Aux Hospices de Beaune, une conférence dont le sujet est la présentation de la situation des vins à l’époque du Prince de Conti. Informations passionnantes sur les écrits de 1728 d’un moine anglais sur les vins de Bourgogne avec des classifications qui sont d’une actualité étonnante, des traités sur la dégustation des vins, l’approche de Thomas Jefferson, attentif analyste des vins français et fin connaisseur, le relevé de cave de Louis XVI où figurent Tokaj, Constanzia et les plus beaux vins de Bourgogne. L’influence de la politique et de la religion sur les évolutions patrimoniales des vignobles. On se plait à constater à quel point ce qui parait moderne aujourd’hui procède de savoirs déjà à pleine maturité avant la Révolution.

Autres essais … jeudi, 3 juin 2004

Une soirée en un magnifique château de l’Entre-deux-Mers que des passionnés parisiens retapent avec amour et goût. Un très joli petit château Laurée 2001 un délicieux Entre-Deux-Mers dont l’authenticité m’a plu. Les vignerons propriétaires sont de vrais esthètes.

Je repars vers mon Sud. Malgré un demi siècle de DATAR je suis obligé de TGViser jusqu’à Paris et Air Franciser jusqu’à Toulon-Hyères. C’est à peine plus long que d’aller à Johannesburg. Je pousse la conscience « professionnelle » jusqu’à essayer le Merlot du pays d’Oc de Louis Eschenauer proposé par Air France. Malgré ses 18 cl seulement je n’ai pas pu finir. Cet horrible jus de copeaux est une insulte au goût. Si c’est cela la mondialisation, je comprends qu’on suive José Bové. Le plus mauvais des vins de terroir est meilleur que cette mixture. Il n’aura pas réussi à effacer le souvenir d’un voyage bordelais d’intense plaisir.

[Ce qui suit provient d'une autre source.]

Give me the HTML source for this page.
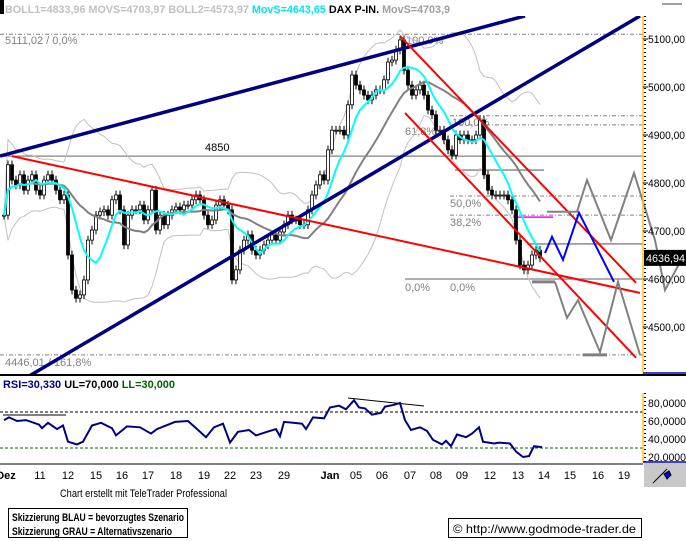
<!DOCTYPE html>
<html><head><meta charset="utf-8">
<style>
html,body{margin:0;padding:0;background:#fff;}
body{width:686px;height:541px;overflow:hidden;position:relative;font-family:"Liberation Sans",Arial,sans-serif;}
svg{position:absolute;left:0;top:0;}
</style></head>
<body>
<svg id="chart" width="686" height="541" xmlns="http://www.w3.org/2000/svg" font-family="Liberation Sans, Arial, sans-serif">
  <defs>
    <clipPath id="plotClip"><rect x="0" y="16" width="643" height="358"/></clipPath>
  </defs>
  <rect x="0" y="0" width="4" height="14" fill="#000"/>
  <rect x="662" y="3" width="20" height="2" fill="#a0a0a0"/>
  <text x="5" y="13" font-size="11" font-weight="bold" textLength="445" lengthAdjust="spacingAndGlyphs"><tspan fill="#c0c0c0">BOLL1=4833,96 MOVS=4703,97 BOLL2=4573,97 </tspan><tspan fill="#00e5ee">MovS=4643,65 </tspan><tspan fill="#000">DAX P-IN. </tspan><tspan fill="#a0a0a0">MovS=4703,9</tspan></text>
  <g id="levels" clip-path="url(#plotClip)"></g>
  <g id="bands" clip-path="url(#plotClip)"></g>
  <g id="candles" clip-path="url(#plotClip)"></g>
  <g id="mas" clip-path="url(#plotClip)"></g>
  <g id="trend" clip-path="url(#plotClip)"></g>
  <g id="scen"></g>
  <g id="yaxis"></g>
  <line x1="0" y1="375" x2="686" y2="375" stroke="#000" stroke-width="2"/>
  <text x="3" y="388" font-size="11" font-weight="bold" textLength="172" lengthAdjust="spacingAndGlyphs"><tspan fill="#000080">RSI=30,330 </tspan><tspan fill="#000">UL=70,000 </tspan><tspan fill="#006400">LL=30,000</tspan></text>
  <g id="rsi"></g>
  <g id="xaxis"></g>
  <rect x="644" y="463" width="42" height="24" fill="#c8c8c8"/>
  <path d="M653 483 L667 469 M664 474 l5 -3 l2 4 l-4 4 z" stroke="#000" fill="#0000cc" stroke-width="1"/>
  <text x="60" y="497" font-size="11" fill="#000" textLength="167" lengthAdjust="spacingAndGlyphs">Chart erstellt mit TeleTrader Professional</text>
  <g>
    <rect x="8.5" y="508.5" width="179" height="29" fill="#fff" stroke="#000"/>
    <text x="12" y="521" font-size="11" font-weight="bold" textLength="172" lengthAdjust="spacingAndGlyphs">Skizzierung BLAU = bevorzugtes Szenario</text>
    <text x="12" y="535" font-size="11" font-weight="bold" textLength="160" lengthAdjust="spacingAndGlyphs">Skizzierung GRAU = Alternativszenario</text>
  </g>
  <g>
    <rect x="448.5" y="518.5" width="193" height="19" fill="#fff" stroke="#000"/>
    <text x="453" y="533" font-size="12" textLength="183" lengthAdjust="spacingAndGlyphs">© http://www.godmode-trader.de</text>
  </g>
</svg>
<script>
const closes=[4733,4838,4806,4796,4817,4785,4806,4817,4785,4775,4806,4817,4806,4785,4765,4775,4650,4577,4560,4567,4598,4681,4702,4733,4740,4744,4733,4765,4775,4744,4671,4733,4744,4744,4754,4723,4744,4785,4702,4733,4713,4733,4744,4750,4744,4754,4754,4765,4775,4765,4733,4713,4723,4754,4765,4754,4744,4598,4619,4660,4681,4692,4660,4650,4660,4671,4681,4692,4681,4698,4713,4733,4723,4723,4713,4713,4744,4775,4796,4817,4806,4869,4910,4910,4910,4900,4963,5025,5004,4994,4983,4973,4983,4994,4994,5015,5052,5056,5077,5098,5035,5004,4983,4994,5004,4983,4952,4942,4910,4910,4890,4869,4858,4900,4890,4900,4890,4890,4900,4931,4817,4785,4775,4775,4775,4775,4765,4744,4681,4629,4619,4629,4650,4660,4644];
const yTicks=[5100,5000,4900,4800,4700,4600,4500];
const yTickLabels=["5100,00","5000,00","4900,00","4800,00","4700,00","4600,00","4500,00"];
const dateLabels=["Dez","11","12","15","16","17","18","19","22","23","29","Jan","05","06","07","08","09","12","13","14","15","16","19"];
const dateT=[0.5,9,16,23,29.5,36,43,50,56.5,63,70,81.5,88,94.5,101.5,108,114.5,121.5,128.5,135,141.5,148.5,155];
const rsiT=[0,1.25,3.25,5.5,8.75,9.5,11,13.25,14.75,16,18.25,19.75,22,24.25,27,28,30.75,34,36.75,38.25,42.75,46,47.75,50.5,52.5,54.75,56.5,58.5,61.25,63,65.75,68,69,70,72.25,74.5,75.5,77.25,80,81.5,83.75,85.5,87.5,88.75,90.25,92,94.25,95.25,97.5,99,100.25,101.75,104,105.75,107.25,109.5,110.5,111.75,113.25,115.5,117,118.75,119.75,122.5,123.75,126.5,128,129.75,131.25,132.5,134.5];
const rsiV=[61,64,60,61,56,52,58,51,55,37,34,37,55,58,52,44,54,53,46,51,59,60,53,42,53,57,36,48,50,44,48,51,43,59,58,57,51,64,63,75,77,73,83,75,74,67,69,76,78,80,61,50,53,49,39,34,38,32,45,42,46,53,37,35,36,35,26,20,21,32,31];
const rsiTicks=[80,60,40,20];
const rsiTickLabels=["80,0000","60,0000","40,0000","20,0000"];
const rsiLevels=[70,30];
const levelPrices=[5110,4940,4921,4773,4733,4442];
const levelStartT=[-1,111.5,111.5,111.5,111.5,-1];
const solidLevelPrices=[4856,4827,4673,4600];
const solidLevelStartT=[-1,112.75,130.75,100.25];
const solidLevelEndT=[160,135,160,160];
const navyLines=[[-1,4856,130.25,5148],[0,4367,159,5148]];
const redLines=[[2,4856,159,4571],[99,5106,158,4592],[100.25,4946,158,4436]];
const grayUpT=[135.75,143.25,145.75,151.75,157.5,162.75,165.25,169];
const grayUpP=[4740,4740,4806,4681,4821,4681,4577,4635];
const grayLoT=[137.75,140.75,143.5,149,153.5,159];
const grayLoP=[4594,4519,4556,4448,4594,4442];
const blueT=[135.25,137,139.75,143.75,152.5];
const blueP=[4654,4688,4640,4738,4594];

const NS="http://www.w3.org/2000/svg";
const X=t=>4+t*4;
const Y=p=>39+(5100-p)*0.48;
const RY=v=>403+(80-v)*0.9;
function mk(tag,attrs,parent){const e=document.createElementNS(NS,tag);for(const k in attrs)e.setAttribute(k,attrs[k]);document.getElementById(parent).appendChild(e);return e;}

levelPrices.forEach((p,i)=>{const e=mk('line',{x1:X(levelStartT[i]),x2:643,y1:Y(p),y2:Y(p),stroke:'#808080','stroke-dasharray':'4,2,1,2','stroke-width':1},'levels');

});
solidLevelPrices.forEach((p,i)=>{const e=mk('line',{x1:X(solidLevelStartT[i]),x2:X(solidLevelEndT[i]),y1:Y(p),y2:Y(p),stroke:'#808080','stroke-width':1.3},'levels');

});
[[132,137.75,4594],[144.75,150.75,4442]].forEach(s=>{const e=mk('line',{x1:X(s[0]),x2:X(s[1]),y1:Y(s[2]),y2:Y(s[2]),stroke:'#808080','stroke-width':3},'levels');

});
{const e=mk('line',{x1:X(127.25),x2:X(137.25),y1:Y(4729),y2:Y(4729),stroke:'#ff00ff','stroke-width':1.5},'levels');

}
const lvlTexts=[["5111,02 / 0,0%",5,Y(5110)+10],["100,0%",406,Y(5110)+10],["4850",205,Y(4856)-5],["100,0%",452,Y(4940)+10],["61,8%",405,Y(4921)+10],["50,0%",450,Y(4773)+11],["38,2%",450,Y(4733)+11],["0,0%",405,Y(4600)+12],["0,0%",450,Y(4600)+12],["4446,01 / 161,8%",5,Y(4442)+11]];
lvlTexts.forEach(a=>{const e=mk('text',{x:a[1],y:a[2],'font-size':11,fill:a[0]=="4850"?'#000':'#808080'},'levels');e.textContent=a[0];

});

function sma(n,i){let s=0,c=0;for(let k=Math.max(0,i-n+1);k<=i;k++){s+=closes[k];c++;}return s/c;}
function sd(n,i){const m=sma(n,i);let s=0,c=0;for(let k=Math.max(0,i-n+1);k<=i;k++){s+=(closes[k]-m)**2;c++;}return Math.sqrt(s/c);}
const up=[],lo=[],ma8=[],ma20=[];
closes.forEach((c,i)=>{const m=sma(20,i),d=sd(20,i);up.push(X(i)+','+Y(m+2*d));lo.push(X(i)+','+Y(m-2*d));ma8.push(X(i)+','+Y(sma(8,i)));ma20.push(X(i)+','+Y(m));});
[[up,'upper-bollinger'],[lo,'lower-bollinger']].forEach(a=>{const e=mk('polyline',{points:a[0].join(' '),fill:'none',stroke:'#c0c0c0','stroke-width':1},'bands');

});

closes.forEach((c,i)=>{const o=i?closes[i-1]:c;const hi=Math.max(o,c)+9,l=Math.min(o,c)-9;const x=X(i);
const w=mk('line',{x1:x,x2:x,y1:Y(hi),y2:Y(l),stroke:'#000','stroke-width':1},'candles');


const top=Y(Math.max(o,c)),h=Math.max(1,Math.abs(Y(o)-Y(c)));
const b=mk('rect',{x:x-1.5,y:top,width:3,height:h,fill:c>=o?'#fff':'#000',stroke:'#000','stroke-width':0.8},'candles');

});

{const e=mk('polyline',{points:ma20.join(' '),fill:'none',stroke:'#808080','stroke-width':2},'mas');

}
{const e=mk('polyline',{points:ma8.join(' '),fill:'none',stroke:'#00ffff','stroke-width':2},'mas');

}

navyLines.forEach(l=>{const e=mk('line',{x1:X(l[0]),y1:Y(l[1]),x2:X(l[2]),y2:Y(l[3]),stroke:'#000080','stroke-width':3.5},'trend');

});
redLines.forEach(l=>{const e=mk('line',{x1:X(l[0]),y1:Y(l[1]),x2:X(l[2]),y2:Y(l[3]),stroke:'#ff0000','stroke-width':2},'trend');

});

function pl(ts,ps,col,w,name){const e=mk('polyline',{points:ts.map((t,i)=>X(t)+','+Y(ps[i])).join(' '),fill:'none',stroke:col,'stroke-width':w},'scen');

}
pl(grayUpT,grayUpP,'#808080',2,'gray-scenario-upper');
pl([137.75].concat(grayLoT),[4594].concat(grayLoP),'#808080',2,'gray-scenario-lower');
pl(blueT,blueP,'#0000ff',2,'blue-scenario');

{const e=mk('line',{x1:643,y1:16,x2:643,y2:374,stroke:'#ffc020','stroke-width':1.5},'yaxis');

}
{const e=mk('line',{x1:645,y1:16,x2:645,y2:372,stroke:'#000','stroke-width':2,'stroke-dasharray':'1,3'},'yaxis');

}
{const e=mk('line',{x1:643,y1:373,x2:686,y2:373,stroke:'#0000cc','stroke-width':1.5},'yaxis');

}
yTicks.forEach((p,i)=>{const t=mk('line',{x1:643,x2:648,y1:Y(p),y2:Y(p),stroke:'#000'},'yaxis');


const e=mk('text',{x:648,y:Y(p)+4,'font-size':11,fill:'#000',textLength:37,lengthAdjust:'spacingAndGlyphs'},'yaxis');e.textContent=yTickLabels[i];

});
{const lp=closes[closes.length-1];const r=mk('rect',{x:644,y:Y(lp)-8,width:42,height:16,fill:'#000'},'yaxis');


const e=mk('text',{x:646,y:Y(lp)+4,'font-size':11,fill:'#fff',textLength:39,lengthAdjust:'spacingAndGlyphs'},'yaxis');e.textContent='4636,94';

}

rsiLevels.forEach((v,i)=>{const e=mk('line',{x1:0,x2:643,y1:RY(v),y2:RY(v),stroke:i?'#006400':'#000','stroke-dasharray':'3,2','stroke-width':1},'rsi');

});
[[3,415,66,415],[348,398,424,406]].forEach(a=>{const e=mk('line',{x1:a[0],y1:a[1],x2:a[2],y2:a[3],stroke:'#000','stroke-width':1},'rsi');

});
{const e=mk('polyline',{points:rsiT.map((t,i)=>X(t)+','+RY(rsiV[i])).join(' '),fill:'none',stroke:'#000080','stroke-width':2},'rsi');

}
{const e=mk('line',{x1:643,y1:393,x2:643,y2:462,stroke:'#ffc020','stroke-width':1.5},'rsi');

}
{const e=mk('line',{x1:645,y1:393,x2:645,y2:462,stroke:'#000','stroke-width':2,'stroke-dasharray':'1,3'},'rsi');

}
{const e=mk('line',{x1:643,y1:462,x2:686,y2:462,stroke:'#0000cc','stroke-width':1.5},'rsi');

}
rsiTicks.forEach((v,i)=>{const e=mk('text',{x:648,y:RY(v)+4,'font-size':11,fill:'#000',textLength:38,lengthAdjust:'spacingAndGlyphs'},'rsi');e.textContent=rsiTickLabels[i];

});

{const e=mk('line',{x1:0,y1:464,x2:643,y2:464,stroke:'#000','stroke-width':1},'xaxis');

}
dateLabels.forEach((d,i)=>{const e=mk('text',{x:X(dateT[i]),y:479,'font-size':11,'text-anchor':'middle',fill:'#000','font-weight':d=='Jan'||d=='Dez'?'bold':'normal'},'xaxis');e.textContent=d;

});
</script>
</body></html>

Whisky ? samedi, 1 mai 2004

Un lecteur attentif de mes bulletins ayant repéré dans le bulletin 110 que je parle de whiskies, corrige la dénomination de l’un des deux, le plus fort en alcool, qui n’est pas pur malt mais single malt. Les passionnés de whisky auront corrigé d’eux-mêmes. Je voulais saluer comme il convient cette culture et cette précision.